$1M package may settle Nugget street dispute
Appeal Staff Writer
The city may settle a land dispute with the Carson Nugget for a $1 million package.
The Nugget filed a lawsuit in 2000 saying the city didn’t have the right to charge money for sections of Plaza Street it bought in 1974 and Spear Street it bought in 1980.
The board of supervisors will consider the agreement at its meeting Thursday. The casino also has to sign the deal.
The city would pay about $252,500 directly to the Nugget, about $631,000 toward a new Nugget complex or street improvements near the Nugget and about $143,900 to maintain a plaza on state property south of the Nugget.
This is the last of three cases Carson City has to settle over what is often called street abandonment. This is where someone acquires part of a street from the city. The land in these cases came from a federal government transfer of the original 320-acre town site, now part of downtown, in 1866.
The Nevada Supreme Court ruled in 2002 that the city could not charge for transfers of streets that were dedicated by the federal government for public use.
The fight over the issue started in 1999 when the city tried to get Millard Realty to pay about $129,000 for parts of Eighth, Ninth and South Plaza streets that it had transferred to the business for free in 1996 where the Plaza Hotel was built.
The Carson Station, which had already paid the city for other sections of streets, and Millard Realty fought the city in the 2002 Nevada Supreme Court case.
The city settled with the Carson Station for $200,000, with another $100,000 going to improvements to the Boys & Girls Club.
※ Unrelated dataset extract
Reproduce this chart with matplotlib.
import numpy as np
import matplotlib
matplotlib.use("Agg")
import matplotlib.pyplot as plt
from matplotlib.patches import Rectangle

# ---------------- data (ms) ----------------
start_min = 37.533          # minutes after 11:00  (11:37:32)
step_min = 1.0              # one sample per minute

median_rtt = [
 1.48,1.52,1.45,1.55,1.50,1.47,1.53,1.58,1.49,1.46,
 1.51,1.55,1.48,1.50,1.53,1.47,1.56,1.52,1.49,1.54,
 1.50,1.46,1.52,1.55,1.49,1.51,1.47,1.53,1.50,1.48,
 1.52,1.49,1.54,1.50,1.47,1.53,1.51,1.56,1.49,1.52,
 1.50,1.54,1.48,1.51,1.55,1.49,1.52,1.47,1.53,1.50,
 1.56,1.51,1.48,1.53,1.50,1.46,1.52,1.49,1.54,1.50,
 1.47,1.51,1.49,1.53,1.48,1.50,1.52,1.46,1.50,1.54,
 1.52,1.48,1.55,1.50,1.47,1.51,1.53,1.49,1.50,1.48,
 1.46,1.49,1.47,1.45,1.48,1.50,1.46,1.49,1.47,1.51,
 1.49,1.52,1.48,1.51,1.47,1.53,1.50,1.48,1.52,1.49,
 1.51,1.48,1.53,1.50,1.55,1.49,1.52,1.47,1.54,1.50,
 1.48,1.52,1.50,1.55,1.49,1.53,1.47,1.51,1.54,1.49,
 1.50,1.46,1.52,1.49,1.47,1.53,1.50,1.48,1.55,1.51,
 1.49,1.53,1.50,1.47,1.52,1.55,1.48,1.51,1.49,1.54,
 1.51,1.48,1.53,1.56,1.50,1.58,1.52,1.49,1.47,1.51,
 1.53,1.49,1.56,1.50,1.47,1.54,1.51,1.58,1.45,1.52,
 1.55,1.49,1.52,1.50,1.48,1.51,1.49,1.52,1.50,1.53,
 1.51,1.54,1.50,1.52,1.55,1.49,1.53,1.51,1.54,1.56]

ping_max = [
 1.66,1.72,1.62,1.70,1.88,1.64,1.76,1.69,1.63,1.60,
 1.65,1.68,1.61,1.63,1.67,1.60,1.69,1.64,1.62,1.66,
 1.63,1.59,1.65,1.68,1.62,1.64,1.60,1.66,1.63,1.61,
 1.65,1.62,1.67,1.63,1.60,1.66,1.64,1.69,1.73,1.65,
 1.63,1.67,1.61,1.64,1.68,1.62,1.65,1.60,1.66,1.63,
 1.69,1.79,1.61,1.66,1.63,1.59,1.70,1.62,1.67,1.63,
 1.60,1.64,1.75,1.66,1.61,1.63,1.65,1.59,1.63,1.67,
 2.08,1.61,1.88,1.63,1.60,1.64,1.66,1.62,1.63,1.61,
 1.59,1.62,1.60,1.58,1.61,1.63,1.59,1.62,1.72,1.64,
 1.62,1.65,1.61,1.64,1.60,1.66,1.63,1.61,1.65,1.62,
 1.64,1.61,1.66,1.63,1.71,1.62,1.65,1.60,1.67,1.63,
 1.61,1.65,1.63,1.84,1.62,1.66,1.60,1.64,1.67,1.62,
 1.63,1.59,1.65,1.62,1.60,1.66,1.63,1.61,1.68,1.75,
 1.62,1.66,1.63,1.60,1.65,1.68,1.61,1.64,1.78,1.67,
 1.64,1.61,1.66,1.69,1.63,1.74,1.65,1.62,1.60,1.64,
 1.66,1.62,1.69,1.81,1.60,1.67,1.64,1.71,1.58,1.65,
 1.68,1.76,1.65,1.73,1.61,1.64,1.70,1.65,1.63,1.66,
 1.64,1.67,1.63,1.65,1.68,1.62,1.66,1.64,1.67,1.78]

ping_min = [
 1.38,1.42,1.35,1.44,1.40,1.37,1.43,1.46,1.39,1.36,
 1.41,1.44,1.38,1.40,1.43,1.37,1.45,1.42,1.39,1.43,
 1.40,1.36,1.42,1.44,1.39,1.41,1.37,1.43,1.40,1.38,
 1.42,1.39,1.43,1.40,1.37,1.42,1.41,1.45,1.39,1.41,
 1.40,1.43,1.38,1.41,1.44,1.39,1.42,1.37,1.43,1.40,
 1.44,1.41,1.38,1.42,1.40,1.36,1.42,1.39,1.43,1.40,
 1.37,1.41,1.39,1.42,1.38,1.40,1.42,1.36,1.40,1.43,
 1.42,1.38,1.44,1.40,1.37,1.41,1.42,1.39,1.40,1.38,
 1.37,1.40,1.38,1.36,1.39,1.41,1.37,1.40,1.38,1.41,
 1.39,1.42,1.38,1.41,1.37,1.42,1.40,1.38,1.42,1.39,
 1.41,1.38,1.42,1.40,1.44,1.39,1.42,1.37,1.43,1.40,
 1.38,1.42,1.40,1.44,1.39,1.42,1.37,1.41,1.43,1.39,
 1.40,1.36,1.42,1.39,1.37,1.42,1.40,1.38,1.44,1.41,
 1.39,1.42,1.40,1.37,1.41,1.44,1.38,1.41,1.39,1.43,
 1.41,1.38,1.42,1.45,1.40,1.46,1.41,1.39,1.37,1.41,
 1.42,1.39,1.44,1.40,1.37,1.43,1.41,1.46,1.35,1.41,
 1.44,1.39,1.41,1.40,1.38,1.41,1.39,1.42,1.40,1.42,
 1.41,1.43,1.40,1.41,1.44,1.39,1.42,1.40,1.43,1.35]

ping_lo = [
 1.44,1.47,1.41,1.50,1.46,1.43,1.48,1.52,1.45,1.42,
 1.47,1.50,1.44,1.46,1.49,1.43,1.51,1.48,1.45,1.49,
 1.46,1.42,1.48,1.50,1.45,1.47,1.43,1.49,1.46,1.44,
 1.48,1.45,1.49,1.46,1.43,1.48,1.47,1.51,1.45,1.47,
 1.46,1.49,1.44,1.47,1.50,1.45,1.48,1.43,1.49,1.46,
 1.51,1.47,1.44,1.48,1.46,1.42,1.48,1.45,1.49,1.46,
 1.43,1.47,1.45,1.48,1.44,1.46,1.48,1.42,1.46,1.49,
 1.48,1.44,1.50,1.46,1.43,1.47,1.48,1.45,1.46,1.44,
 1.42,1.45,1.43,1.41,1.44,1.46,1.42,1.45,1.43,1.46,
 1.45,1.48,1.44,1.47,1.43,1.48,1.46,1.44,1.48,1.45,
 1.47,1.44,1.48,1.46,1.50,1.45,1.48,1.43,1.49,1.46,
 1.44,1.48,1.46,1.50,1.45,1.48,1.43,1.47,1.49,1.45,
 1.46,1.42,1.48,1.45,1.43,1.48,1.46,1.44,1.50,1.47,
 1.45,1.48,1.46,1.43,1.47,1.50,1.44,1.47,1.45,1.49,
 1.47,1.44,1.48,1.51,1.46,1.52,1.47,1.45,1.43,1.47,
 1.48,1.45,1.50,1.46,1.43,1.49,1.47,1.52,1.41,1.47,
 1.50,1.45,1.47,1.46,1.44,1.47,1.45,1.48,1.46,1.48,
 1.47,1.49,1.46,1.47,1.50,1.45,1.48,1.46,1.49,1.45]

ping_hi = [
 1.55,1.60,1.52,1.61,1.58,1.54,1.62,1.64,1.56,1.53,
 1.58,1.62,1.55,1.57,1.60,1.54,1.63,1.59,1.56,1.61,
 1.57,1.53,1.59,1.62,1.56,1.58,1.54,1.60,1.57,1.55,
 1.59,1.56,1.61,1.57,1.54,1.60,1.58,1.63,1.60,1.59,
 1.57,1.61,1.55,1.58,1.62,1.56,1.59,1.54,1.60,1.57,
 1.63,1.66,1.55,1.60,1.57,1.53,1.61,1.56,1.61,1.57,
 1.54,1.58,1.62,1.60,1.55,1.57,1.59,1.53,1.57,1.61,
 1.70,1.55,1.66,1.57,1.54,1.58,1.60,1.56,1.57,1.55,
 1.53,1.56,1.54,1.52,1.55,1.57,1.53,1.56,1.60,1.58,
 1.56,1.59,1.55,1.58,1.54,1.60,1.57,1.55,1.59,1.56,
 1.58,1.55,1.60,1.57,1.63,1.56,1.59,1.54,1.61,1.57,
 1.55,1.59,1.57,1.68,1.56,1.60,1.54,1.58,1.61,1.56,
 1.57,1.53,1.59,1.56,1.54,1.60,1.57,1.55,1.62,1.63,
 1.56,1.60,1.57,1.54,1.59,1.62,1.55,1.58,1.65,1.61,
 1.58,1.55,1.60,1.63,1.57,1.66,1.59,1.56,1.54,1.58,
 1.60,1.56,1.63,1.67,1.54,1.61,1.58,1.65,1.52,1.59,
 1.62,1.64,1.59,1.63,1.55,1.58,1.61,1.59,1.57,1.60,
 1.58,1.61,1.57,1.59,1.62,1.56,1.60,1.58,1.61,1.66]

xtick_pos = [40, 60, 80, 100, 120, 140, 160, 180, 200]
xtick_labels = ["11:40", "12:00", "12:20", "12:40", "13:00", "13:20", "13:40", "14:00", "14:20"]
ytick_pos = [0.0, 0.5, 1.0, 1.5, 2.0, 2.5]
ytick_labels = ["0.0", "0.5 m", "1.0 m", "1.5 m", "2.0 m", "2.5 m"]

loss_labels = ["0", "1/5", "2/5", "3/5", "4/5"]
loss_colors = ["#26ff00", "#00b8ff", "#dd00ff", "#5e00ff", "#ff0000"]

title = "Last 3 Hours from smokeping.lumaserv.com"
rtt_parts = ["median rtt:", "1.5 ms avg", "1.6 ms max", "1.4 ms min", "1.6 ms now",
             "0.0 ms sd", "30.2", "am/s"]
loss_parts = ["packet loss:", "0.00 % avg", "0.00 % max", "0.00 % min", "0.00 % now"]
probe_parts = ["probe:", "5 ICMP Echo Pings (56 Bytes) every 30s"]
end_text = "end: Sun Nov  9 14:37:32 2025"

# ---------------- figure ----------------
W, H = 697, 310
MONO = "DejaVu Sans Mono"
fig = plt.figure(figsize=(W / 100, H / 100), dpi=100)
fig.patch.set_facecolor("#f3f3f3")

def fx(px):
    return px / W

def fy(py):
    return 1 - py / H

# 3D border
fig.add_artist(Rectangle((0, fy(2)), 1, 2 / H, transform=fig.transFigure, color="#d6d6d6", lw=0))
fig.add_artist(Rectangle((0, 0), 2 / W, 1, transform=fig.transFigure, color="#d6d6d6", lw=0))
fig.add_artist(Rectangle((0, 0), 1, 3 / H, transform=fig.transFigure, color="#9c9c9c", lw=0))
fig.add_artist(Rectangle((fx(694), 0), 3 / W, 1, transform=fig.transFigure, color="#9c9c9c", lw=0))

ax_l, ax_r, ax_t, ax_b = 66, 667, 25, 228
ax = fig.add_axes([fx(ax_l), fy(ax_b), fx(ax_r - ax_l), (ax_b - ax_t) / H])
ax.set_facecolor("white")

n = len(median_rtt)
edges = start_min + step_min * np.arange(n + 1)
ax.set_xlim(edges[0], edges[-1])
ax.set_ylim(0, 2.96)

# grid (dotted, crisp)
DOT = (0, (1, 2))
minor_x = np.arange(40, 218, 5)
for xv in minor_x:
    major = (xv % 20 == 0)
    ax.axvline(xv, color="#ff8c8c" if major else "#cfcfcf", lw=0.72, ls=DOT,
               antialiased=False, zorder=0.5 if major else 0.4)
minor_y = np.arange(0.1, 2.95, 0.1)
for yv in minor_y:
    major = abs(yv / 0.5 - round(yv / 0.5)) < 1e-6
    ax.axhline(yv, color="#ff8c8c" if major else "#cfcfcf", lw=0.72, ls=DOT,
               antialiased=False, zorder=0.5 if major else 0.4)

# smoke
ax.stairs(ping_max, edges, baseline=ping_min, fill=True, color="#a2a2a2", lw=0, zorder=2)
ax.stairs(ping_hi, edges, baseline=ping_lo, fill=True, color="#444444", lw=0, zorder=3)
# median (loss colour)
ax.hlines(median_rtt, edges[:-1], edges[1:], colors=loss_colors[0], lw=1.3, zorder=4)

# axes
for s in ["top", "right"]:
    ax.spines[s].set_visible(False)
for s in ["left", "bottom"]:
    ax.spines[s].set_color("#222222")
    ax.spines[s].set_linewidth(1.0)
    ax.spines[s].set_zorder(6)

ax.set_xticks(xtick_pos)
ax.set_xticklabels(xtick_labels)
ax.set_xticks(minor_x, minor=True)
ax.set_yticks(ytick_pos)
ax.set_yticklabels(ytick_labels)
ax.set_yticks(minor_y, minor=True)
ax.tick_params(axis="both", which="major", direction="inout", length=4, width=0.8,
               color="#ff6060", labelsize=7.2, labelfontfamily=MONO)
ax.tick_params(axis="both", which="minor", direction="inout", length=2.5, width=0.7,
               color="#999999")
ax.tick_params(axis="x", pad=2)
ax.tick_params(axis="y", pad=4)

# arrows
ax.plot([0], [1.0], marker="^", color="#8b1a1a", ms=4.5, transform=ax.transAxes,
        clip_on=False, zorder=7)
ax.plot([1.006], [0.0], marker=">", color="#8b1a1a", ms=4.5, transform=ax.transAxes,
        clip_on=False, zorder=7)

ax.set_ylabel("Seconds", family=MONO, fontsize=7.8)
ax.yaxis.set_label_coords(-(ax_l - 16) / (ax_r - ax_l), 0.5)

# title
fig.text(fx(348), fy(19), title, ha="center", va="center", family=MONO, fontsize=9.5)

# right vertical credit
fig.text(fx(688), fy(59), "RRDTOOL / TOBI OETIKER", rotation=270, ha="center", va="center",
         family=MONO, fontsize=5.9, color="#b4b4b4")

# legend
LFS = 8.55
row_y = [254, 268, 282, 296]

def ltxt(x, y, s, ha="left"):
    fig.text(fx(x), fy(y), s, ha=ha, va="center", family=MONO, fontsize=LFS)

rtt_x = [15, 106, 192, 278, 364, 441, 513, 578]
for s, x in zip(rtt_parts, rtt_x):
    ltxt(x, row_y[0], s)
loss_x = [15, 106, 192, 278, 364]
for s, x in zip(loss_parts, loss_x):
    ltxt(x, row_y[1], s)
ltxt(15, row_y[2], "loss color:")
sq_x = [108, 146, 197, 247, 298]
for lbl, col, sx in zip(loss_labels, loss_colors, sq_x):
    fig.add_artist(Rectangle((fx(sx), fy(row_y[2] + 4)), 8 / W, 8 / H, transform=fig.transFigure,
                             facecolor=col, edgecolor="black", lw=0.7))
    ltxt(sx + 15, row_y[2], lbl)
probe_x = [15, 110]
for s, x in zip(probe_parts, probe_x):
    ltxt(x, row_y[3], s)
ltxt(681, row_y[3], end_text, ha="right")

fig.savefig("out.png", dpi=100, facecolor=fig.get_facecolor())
The casino had paid $125,000 for part of Ninth Street.
The city later settled with Doug Hone, who bought part of Valley Street for the City Center complex.
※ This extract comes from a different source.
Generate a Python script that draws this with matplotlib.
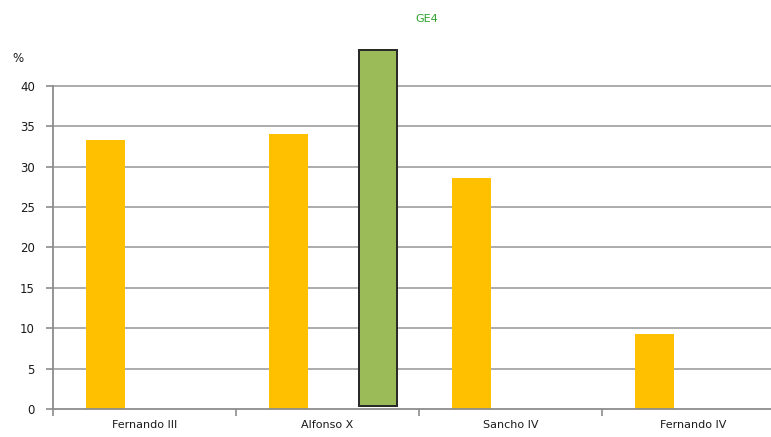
import matplotlib
matplotlib.use("Agg")
import matplotlib.pyplot as plt
import numpy as np

# Share of documents per reign (%)
reigns = ["Fernando III", "Alfonso X", "Sancho IV", "Fernando IV"]
shares = [33.3, 34.1, 28.6, 9.3]

# GE4 range shown as a floating bar inside the Alfonso X group
ge4_label = "GE4"
ge4_category = 1
ge4_low = 0.4
ge4_high = 44.4

y_ticks = [0, 5, 10, 15, 20, 25, 30, 35, 40]

W, H = 771, 437
fig = plt.figure(figsize=(W / 100, H / 100), dpi=100)
left_px, right_px, bottom_px, top_px = 53, 771, 409, 86
ax = fig.add_axes([left_px / W, (H - bottom_px) / H,
                   (right_px - left_px) / W, (bottom_px - top_px) / H])

cat_w_px = 183.0
x = np.arange(len(reigns))
ax.set_xlim(-0.5, -0.5 + (right_px - left_px) / cat_w_px)
ax.set_ylim(0, 40)

# gridlines
for t in y_ticks[1:]:
    ax.axhline(t, color="#a6a6a6", lw=1.3, zorder=0, clip_on=False)

yellow = "#ffc000"
bar_w = 0.215
ax.bar(x - 0.5 + 0.287, shares, width=bar_w, color=yellow, zorder=2)

green_w = 0.205
ax.bar(ge4_category + 0.276, ge4_high - ge4_low, bottom=ge4_low, width=green_w,
       color="#9bbb59", edgecolor="#262626", linewidth=1.4, zorder=3,
       clip_on=False)

# axes styling
for s in ["top", "right"]:
    ax.spines[s].set_visible(False)
ax.spines["left"].set_color("#8c8c8c")
ax.spines["bottom"].set_color("#8c8c8c")
ax.spines["left"].set_linewidth(1.3)
ax.spines["bottom"].set_linewidth(1.3)

ax.set_yticks(y_ticks)
ax.set_yticklabels([str(t) for t in y_ticks], fontsize=8.5, color="#1a1a1a")
ax.tick_params(axis="y", length=5, width=1.2, color="#8c8c8c", pad=8)

ax.set_xticks(x)
ax.set_xticklabels(reigns, fontsize=8, color="#1a1a1a")
ax.tick_params(axis="x", length=0, pad=8)
# category boundary ticks
ax.set_xticks(np.arange(len(reigns)) - 0.5, minor=True)
ax.tick_params(axis="x", which="minor", length=5, width=1.2, color="#8c8c8c")

fig.text(18 / W, 1 - 58 / H, "%", fontsize=8.5, color="#1a1a1a",
         ha="center", va="center")
fig.text(427 / W, 1 - 19 / H, ge4_label, fontsize=8, color="#2ca02c",
         ha="center", va="center")

fig.savefig("out.png", dpi=100)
Street abandonment settlements can get expensive, said Supervisor Robin Williamson, not because of the initial payment, but because of interest that builds up on that payment over the years.
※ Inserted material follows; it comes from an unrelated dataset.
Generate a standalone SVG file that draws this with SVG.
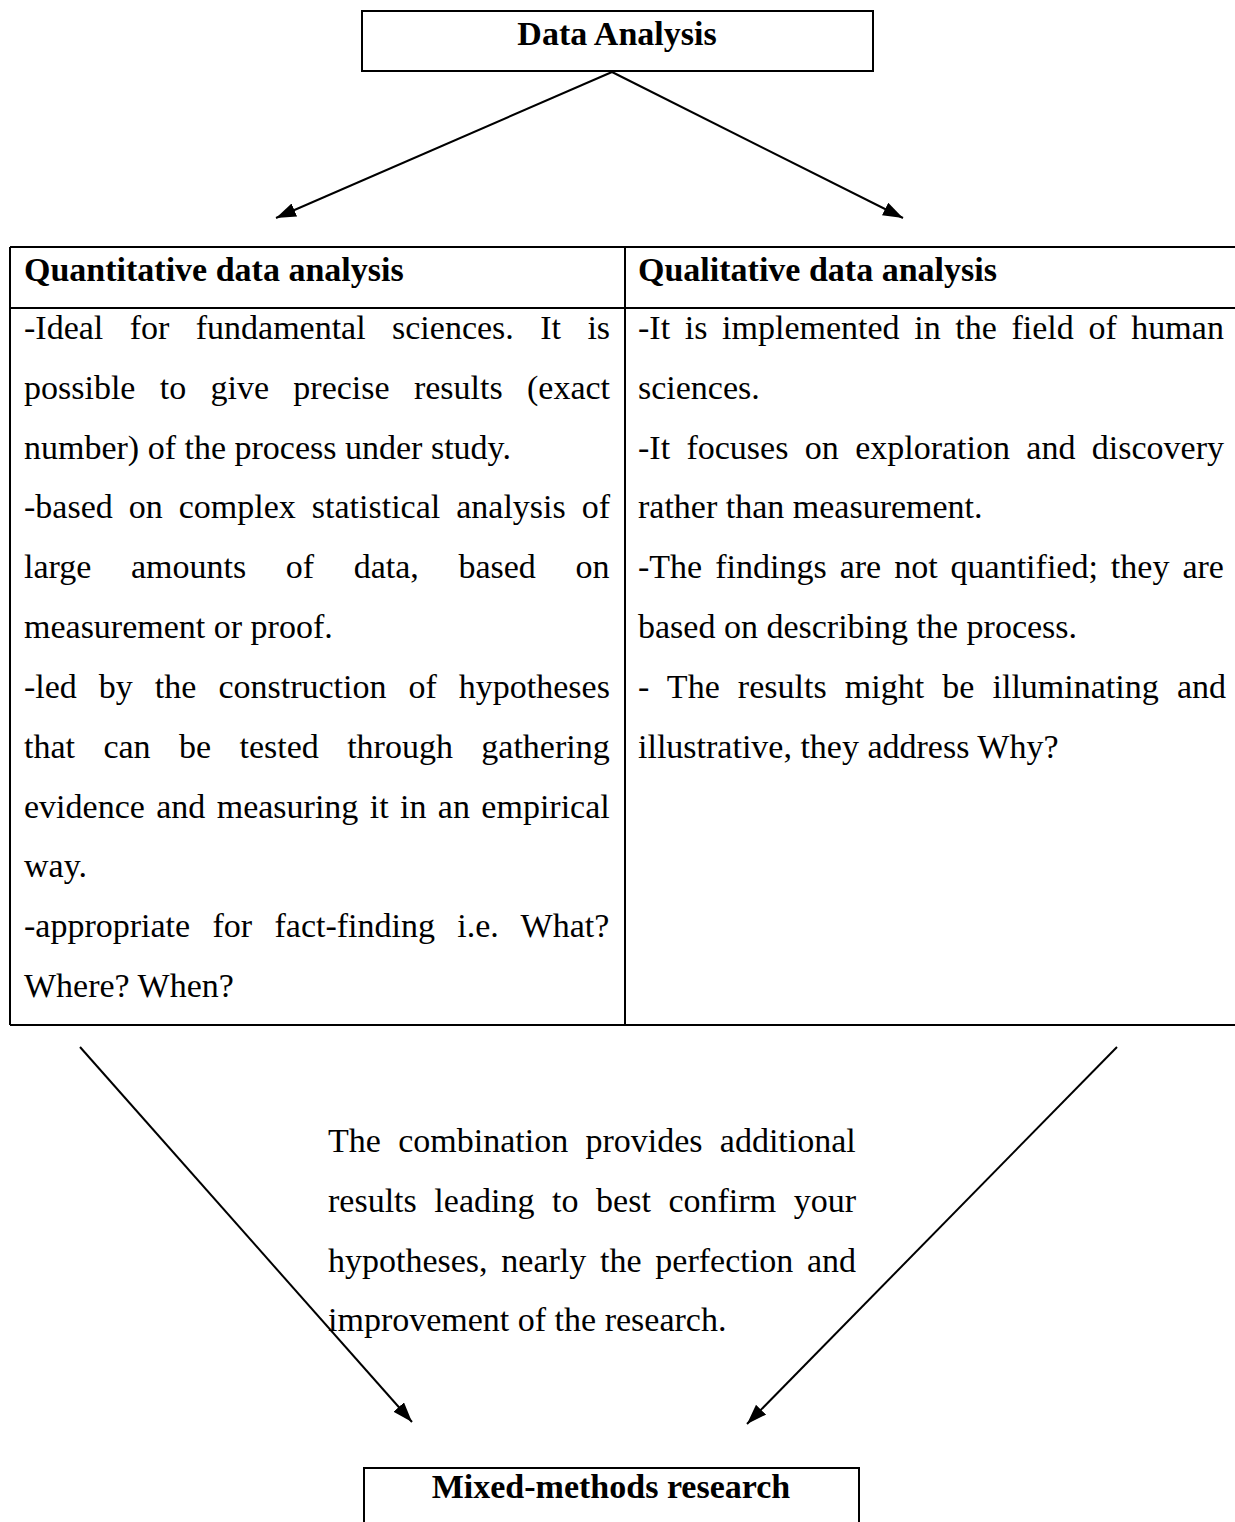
<svg xmlns="http://www.w3.org/2000/svg" width="1235" height="1522" viewBox="0 0 1235 1522">
<style>
.t{font-family:"Liberation Serif","Times New Roman",serif;font-size:34px;fill:#000}
.b{font-weight:bold}
.ln{stroke:#000;stroke-width:2;fill:none}
</style>
<defs>
<marker id="ah" markerUnits="userSpaceOnUse" markerWidth="22" markerHeight="16" refX="20" refY="7" orient="auto">
<path d="M0,0 L20,7 L0,14 z" fill="#000"/>
</marker>
</defs>
<rect width="1235" height="1522" fill="#fff"/>
<g id="connectors">
<line class="ln" x1="612" y1="72" x2="276" y2="218" marker-end="url(#ah)"/>
<line class="ln" x1="612" y1="72" x2="903" y2="218" marker-end="url(#ah)"/>
<line class="ln" x1="80" y1="1047" x2="412" y2="1422" marker-end="url(#ah)"/>
<line class="ln" x1="1117" y1="1047" x2="747" y2="1424" marker-end="url(#ah)"/>
</g>
<g id="data-analysis">
<rect class="ln" x="362" y="11" width="511" height="60"/>
<text class="t b" x="617" y="45" text-anchor="middle">Data Analysis</text>
</g>
<g id="table">
<path class="ln" d="M10,247 H1235 M10,308 H1235 M10,1025 H1235 M10,247 V1025 M625,247 V1025"/>
</g>
<g id="quantitative">
<text class="t b" x="24" y="281">Quantitative data analysis</text>
<text class="t" x="24" y="339" word-spacing="17.9">-Ideal for fundamental sciences. It is</text>
<text class="t" x="24" y="399" word-spacing="15.8">possible to give precise results (exact</text>
<text class="t" x="24" y="459">number) of the process under study.</text>
<text class="t" x="24" y="518" word-spacing="7.5">-based on complex statistical analysis of</text>
<text class="t" x="24" y="578" word-spacing="31.1">large amounts of data, based on</text>
<text class="t" x="24" y="638">measurement or proof.</text>
<text class="t" x="24" y="698" word-spacing="13.5">-led by the construction of hypotheses</text>
<text class="t" x="24" y="758" word-spacing="19.9">that can be tested through gathering</text>
<text class="t" x="24" y="818" word-spacing="2.9">evidence and measuring it in an empirical</text>
<text class="t" x="24" y="877">way.</text>
<text class="t" x="24" y="937" word-spacing="13.85">-appropriate for fact-finding i.e. What?</text>
<text class="t" x="24" y="997">Where? When?</text>
</g>
<g id="qualitative">
<text class="t b" x="638" y="281">Qualitative data analysis</text>
<text class="t" x="638" y="339" word-spacing="6.14">-It is implemented in the field of human</text>
<text class="t" x="638" y="399">sciences.</text>
<text class="t" x="638" y="459" word-spacing="7.86">-It focuses on exploration and discovery</text>
<text class="t" x="638" y="518">rather than measurement.</text>
<text class="t" x="638" y="578" word-spacing="4.5">-The findings are not quantified; they are</text>
<text class="t" x="638" y="638">based on describing the process.</text>
<text class="t" x="638" y="698" word-spacing="9.65">- The results might be illuminating and</text>
<text class="t" x="638" y="758">illustrative, they address Why?</text>
</g>
<g id="combination-note">
<text class="t" x="328" y="1152" word-spacing="8.8">The combination provides additional</text>
<text class="t" x="328" y="1212" word-spacing="9.1">results leading to best confirm your</text>
<text class="t" x="328" y="1272" word-spacing="5.25">hypotheses, nearly the perfection and</text>
<text class="t" x="328" y="1331">improvement of the research.</text>
</g>
<g id="mixed-methods">
<path class="ln" d="M364,1522 V1468 H859 V1522"/>
<text class="t b" x="611" y="1498" text-anchor="middle">Mixed-methods research</text>
</g>
</svg>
“I’ve got three-ring binders on this stuff,” she said.
But Clark Russell, owner of the Carson Station, helped set a precedent for settlements helpful to the city by designating part of the award for public improvements.
Bob Stewart, a former representative for the federal Bureau of Land Management, said there isn’t a clear paper trail of owners from the original town site and that’s where some of the confusion came in. At some point, though, the city at least acted as owner.
Other claims on street abandonment could come forward, but these three are biggest, said Supervisor Shelly Aldean. Also, there is a statute of limitations on claims.
The settlement will also help improve downtown, she said, with the thousands of dollars in improvements as well as direction from a downtown study the city and the Carson Nugget would each contribute $50,000 as part of the agreement.
Carson Nugget representatives could not be reached for comment.